Faut-il voir dans cette façon de procéder une forme de pudeur ? probablement, tout comme on peut y voir une peur, une humilité, ou encore une difficulté à traiter les sujets de manière frontale. Ozon, par nature, préfère toujours la forme délicate à la forme brute, l’approche nuancée qui explore des contraires auxquels il ne se raccroche pas nécessairement, mais qui s’imposent à lui, dont il peut venir à douter. Sa pensée suit un modèle interrogatif bien plus que démonstratif, ou même exclamatif. Cette ligne se retrouve dans de très nombreux films d’Ozon réussis, d’ailleurs, lorsqu’il la quitte pour employer un ton plus affirmatif, plus sûr de lui, ou directif, il s’égare et perd en mystère, en douceur, en harmonie (Ricky par exemple était un naufrage)
Dans Été 85, Ozon fait donc le choix de nous parler de sa propre adolescence, indirectement.

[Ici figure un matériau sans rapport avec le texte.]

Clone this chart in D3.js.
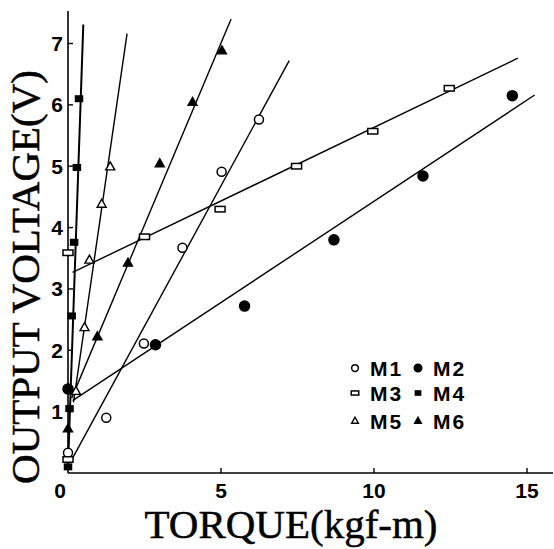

En 85, François Ozon a 18 ans, peu ou prou l’âge de son personnage. Il se passionne pour un roman La Danse du coucou d’Aidan Chambers il, qui le marque, auquel, de son propre avœu, il s’identifie. Mettre à l’écran cette histoire le taraudait…
Le titre retenu pour cette adaptation, Été 85, n’est pas sans nous rappeler un autre excellent film, semblable dans son entreprise de rendre à une époque quelques lettres de noblesses parfois oubliées, sur fond de nostalgie douce-amère, Leto de Kirill Serebrennikov, l’un de nos grands coups de cœur au festival de Cannes 2018. Les deux ont en commun une nostalgie musicale, Leto, plus à chercher du côté de jeunes punks modernes, porteurs d’espoir et de rébellion à l’est, Été 85, s’intéressant davantage au contraste proposé par certains tubes, la pop-variété (Bananarama, Jeanne Mas), le slow qui peut faire verser une larme (Rod Steward), la cold wave (The Cure ouvre et ferme le film, avec le titre plus acidulé que sombre In between days).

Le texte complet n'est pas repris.